Could The Holy Ghost Be Jewish?
Robert J. Foley of Wilmington, N.C., sends me a copy of an open letter written by author and rabbi Rami Shapiro to Pope Francis. In it, Rabbi Shapiro hopes that “ruach ha-kodesh, the Holy Spirit, has called a new pope from the new world to lead the Catholic Church,” and Mr. Foley writes:
“Rabbi Shapiro… is alluding to an expression often used by the conclave of cardinals [which chose the new pope], to the effect that the Holy Spirit will guide them in their deliberations. In my cursory look at the meanings and interpretations of the Hebrew words ruach ha-kodesh, I was indeed struck by some of the similarities between them and the concept of the Holy Spirit within the Trinity. In forming this concept, to what extent do you think the early Christian writers and Church Fathers might have been influenced by Judaism?”
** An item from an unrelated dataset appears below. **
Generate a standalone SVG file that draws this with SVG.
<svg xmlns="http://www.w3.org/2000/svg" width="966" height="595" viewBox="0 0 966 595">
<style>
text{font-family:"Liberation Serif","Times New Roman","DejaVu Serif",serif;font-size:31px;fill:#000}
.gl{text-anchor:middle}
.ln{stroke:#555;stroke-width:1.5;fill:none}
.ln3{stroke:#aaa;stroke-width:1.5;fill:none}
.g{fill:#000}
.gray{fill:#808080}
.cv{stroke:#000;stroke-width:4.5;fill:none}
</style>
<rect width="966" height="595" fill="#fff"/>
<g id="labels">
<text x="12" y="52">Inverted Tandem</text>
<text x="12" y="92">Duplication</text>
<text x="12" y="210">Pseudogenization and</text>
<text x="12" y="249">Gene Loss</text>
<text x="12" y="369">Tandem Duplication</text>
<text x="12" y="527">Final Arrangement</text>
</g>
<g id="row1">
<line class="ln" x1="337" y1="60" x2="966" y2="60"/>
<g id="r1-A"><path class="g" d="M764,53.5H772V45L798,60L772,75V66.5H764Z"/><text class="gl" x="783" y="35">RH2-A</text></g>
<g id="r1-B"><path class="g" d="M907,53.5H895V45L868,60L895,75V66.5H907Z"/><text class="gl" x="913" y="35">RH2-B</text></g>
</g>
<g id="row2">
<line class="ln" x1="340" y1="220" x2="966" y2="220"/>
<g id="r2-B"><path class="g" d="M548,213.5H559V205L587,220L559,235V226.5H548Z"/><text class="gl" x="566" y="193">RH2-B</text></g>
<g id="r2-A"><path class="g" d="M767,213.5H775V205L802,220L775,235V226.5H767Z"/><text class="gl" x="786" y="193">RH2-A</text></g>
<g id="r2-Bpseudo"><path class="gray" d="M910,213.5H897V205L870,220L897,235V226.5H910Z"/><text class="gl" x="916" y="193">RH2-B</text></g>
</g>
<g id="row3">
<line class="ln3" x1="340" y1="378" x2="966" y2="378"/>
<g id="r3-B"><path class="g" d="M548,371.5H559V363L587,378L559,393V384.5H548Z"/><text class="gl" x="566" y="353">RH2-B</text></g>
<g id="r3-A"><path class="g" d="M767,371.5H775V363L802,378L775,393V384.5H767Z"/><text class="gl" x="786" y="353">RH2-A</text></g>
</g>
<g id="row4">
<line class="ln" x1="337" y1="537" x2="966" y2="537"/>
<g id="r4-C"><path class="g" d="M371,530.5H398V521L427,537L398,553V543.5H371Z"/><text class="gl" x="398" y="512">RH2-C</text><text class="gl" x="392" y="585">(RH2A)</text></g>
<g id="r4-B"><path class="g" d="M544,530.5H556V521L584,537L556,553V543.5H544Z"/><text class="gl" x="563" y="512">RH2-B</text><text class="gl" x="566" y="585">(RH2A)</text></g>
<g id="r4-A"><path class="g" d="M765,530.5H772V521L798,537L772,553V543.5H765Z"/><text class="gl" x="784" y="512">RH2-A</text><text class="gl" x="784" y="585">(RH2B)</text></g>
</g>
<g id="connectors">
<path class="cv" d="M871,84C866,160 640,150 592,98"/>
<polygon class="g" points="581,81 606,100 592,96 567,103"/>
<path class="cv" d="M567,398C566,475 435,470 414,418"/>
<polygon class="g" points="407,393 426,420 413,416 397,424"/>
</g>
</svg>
They were influenced by it a great deal. Although neither biblical nor rabbinic Judaism has anything like the Christian Trinity in its thinking about God, there can be no doubt that the ru’aḥ ha-kodesh (literally, “spirit of holiness”) of the Bible and rabbinic literature was the direct antecedent of the Christian concept of the Holy Spirit — or, as it was more commonly known in the English-speaking Catholic Church until recent times, the Holy Ghost. (“Ghost” is an Old English word for “spirit,” just as “a spirit” is a now archaic way of denoting a ghost. A ghost is nothing but a disembodied spirit, and the expression “to give up the ghost,” which has survived from medieval times, refers to the body’s sundering from the spirit at the time of death.)
In Hebrew, starting with the Bible and continuing to this day, ru’aḥ has the two meanings of “spirit” and “wind.” Historically, wind is clearly the older of the two, spirit being derived from it by analogy: As the wind, that is, is invisible but has the power to move visible things, so the spirit is conceived of as that unseen force in human beings or the world — the breath of life, as it were — that activates all that can be seen.
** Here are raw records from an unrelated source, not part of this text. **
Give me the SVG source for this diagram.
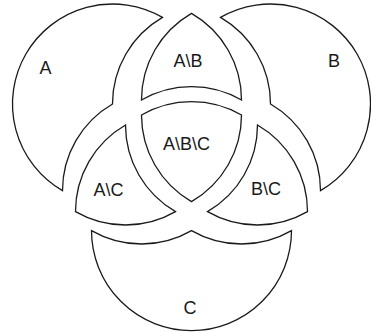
<svg xmlns="http://www.w3.org/2000/svg" width="371" height="333" viewBox="0 0 371 333">
<style>
.r{fill:#fff;stroke:#1a1a1a;stroke-width:1.3;stroke-linejoin:miter}
.t{font-family:"Liberation Sans",Arial,sans-serif;font-size:18px;fill:#1a1a1a;text-anchor:middle}
</style>
<rect width="371" height="333" fill="#fff"/>
<g id="connectors"/>
<g id="A-only" transform="translate(-29,-11)">
<path class="r" d="M191.5,28.397 A100,100 0 0 0 54.897,65 A100,100 0 0 0 91.5,201.603 A100,100 0 0 1 141.5,115 A100,100 0 0 1 191.5,28.397 Z"/>
</g>
<g id="B-only" transform="translate(29,-11)">
<path class="r" d="M191.5,28.397 A100,100 0 0 1 328.103,65 A100,100 0 0 1 291.5,201.603 A100,100 0 0 0 241.5,115 A100,100 0 0 0 191.5,28.397 Z"/>
</g>
<g id="C-only" transform="translate(0,29)">
<path class="r" d="M291.5,201.603 A100,100 0 0 1 191.5,301.603 A100,100 0 0 1 91.5,201.603 A100,100 0 0 0 191.5,201.603 A100,100 0 0 0 291.5,201.603 Z"/>
</g>
<g id="AB" transform="translate(0,-15)">
<path class="r" d="M191.5,28.397 A100,100 0 0 1 241.5,115 A100,100 0 0 0 141.5,115 A100,100 0 0 1 191.5,28.397 Z"/>
</g>
<g id="AC" transform="translate(-16,10)">
<path class="r" d="M141.5,115 A100,100 0 0 0 191.5,201.603 A100,100 0 0 1 91.5,201.603 A100,100 0 0 1 141.5,115 Z"/>
</g>
<g id="BC" transform="translate(16,10)">
<path class="r" d="M241.5,115 A100,100 0 0 1 291.5,201.603 A100,100 0 0 1 191.5,201.603 A100,100 0 0 0 241.5,115 Z"/>
</g>
<g id="ABC">
<path class="r" d="M141.5,115 A100,100 0 0 1 241.5,115 A100,100 0 0 1 191.5,201.603 A100,100 0 0 1 141.5,115 Z"/>
</g>
<g id="labels">
<text class="t" x="45.5" y="74">A</text>
<text class="t" x="334" y="67">B</text>
<text class="t" x="190" y="314">C</text>
<text class="t" x="188" y="67">A\B</text>
<text class="t" x="186.5" y="150">A\B\C</text>
<text class="t" x="108.5" y="196">A\C</text>
<text class="t" x="266" y="195">B\C</text>
</g>
</svg>
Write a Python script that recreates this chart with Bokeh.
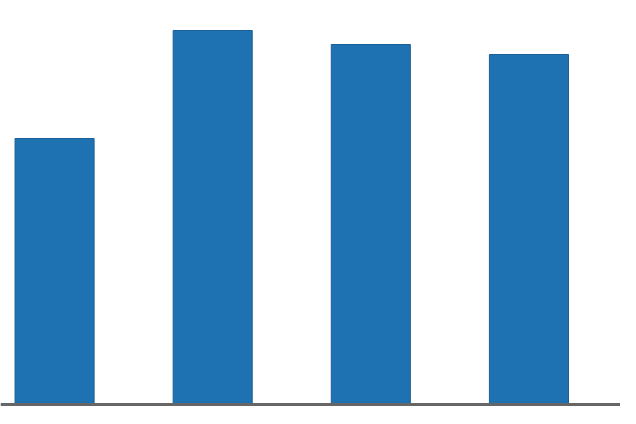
from bokeh.plotting import figure
from bokeh.models import Range1d, ColumnDataSource, Span
from bokeh.embed import file_html
from bokeh.resources import INLINE

categories = ["A", "B", "C", "D"]
values = [66.5, 93.5, 90, 87.5]

xs = list(range(len(categories)))
src = ColumnDataSource(dict(x=xs, top=values, cat=categories))

p = figure(width=620, height=408, output_backend="svg", toolbar_location=None,
           x_range=Range1d(-0.342, 3.579), y_range=Range1d(-1, 101),
           min_border=0, outline_line_color=None)
p.vbar(x="x", top="top", bottom=0, width=0.5, source=src,
       fill_color="#1f72b2", line_color="#1a5f96", line_width=1)
p.add_layout(Span(location=0, dimension="width", line_color="#666666", line_width=3))
p.xaxis.visible = False
p.yaxis.visible = False
p.grid.visible = False
p.background_fill_color = "white"
p.border_fill_color = "white"

open("out.html", "w").write(file_html(p, INLINE))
The linking of wind, breath and spirit is widespread in many languages. Thus we have English ghost and gust, as well as breath and breeze; Greek pneuma — air (think of pneumatic), wind, spirit; Latin spiritus — breath (think of respiration, inspiration, expiration), spirit; Polish duch — spirit, and dech — breath, etc.
Indeed, in the first appearance of the word ru’aḥ in the Bible, in the second verse of the book of Genesis, it is difficult to know which meaning to give it. Does veru’aḥ elohim meraḥ efet al-p’nei ha-mayim mean “And the spirit of God hovered over the water” or “And a wind from God hovered over the water”? Perhaps both.
The phrase ru’aḥ ha-kodesh, “the holy spirit,” occurs only three times in the Bible, one of them being Psalms 51:13, where we read, “Cast me not away from your presence and take not thy holy spirit [ru’aḥ kodshekha] from me.”
In rabbinic literature, on the other hand, the phrase is extremely common. In most cases, it is perhaps best translated as “divine inspiration,” in others as “the divine presence.” In several passages, it is associated with the Shekhinah, God’s indwelling presence in the world.
In very early Christianity, the Holy Spirit is much the same as the ru’aḥ ha-kodesh of the rabbis. The first chapter of Acts, for example, written in the first century, tells how after Jesus’ death he appears to his apostles and is asked, “Lord, is this the time when you will restore the kingdom of Israel?”
He answers them: “It is not for you to know the times…. But you will receive power when the holy spirit [to agios pneumatos, in the Greek of the New Testament] has come upon you.” The “holy spirit” here is the power to prophesy, granted by inspiration from above.
The rabbinic mind was not a theological one, nor was that of the early Christians; neither attempted, as did the ancient Greeks, to systematize their thought logically or to construct it upon a foundation of defined terms and concepts.
The first figure to do this in either Judaism or Christianity was Philo of Alexandria, an early first-century Jewish philosopher who sought in his Greek works to integrate Judaism with the Hellenistic school of Neoplatonism, which viewed the universe as emanating in stages from the One, the unknowable origin of all things, to the material world. One way in which he did this was by developing the idea of the ru’aḥ ha-kodesh as a distinct spiritual sphere midway between God and man, the realm of “pure knowledge in which every wise man naturally shares.”
Philo turned out to have much more of an influence on Christianity than on Judaism, in which he was a peripheral figure who was soon forgotten. The Christian notion of the Holy Spirit as the third element of a triadic God whose two other constituents are “the Father” and “the Son” — that is, the creator God of the Old Testament and the divine Jesus of the New Testament — derives largely from him, though Philo himself was no more Trinitarian in his approach than were the rabbis. This, in a nutshell, is the answer to Mr. Foley’s question.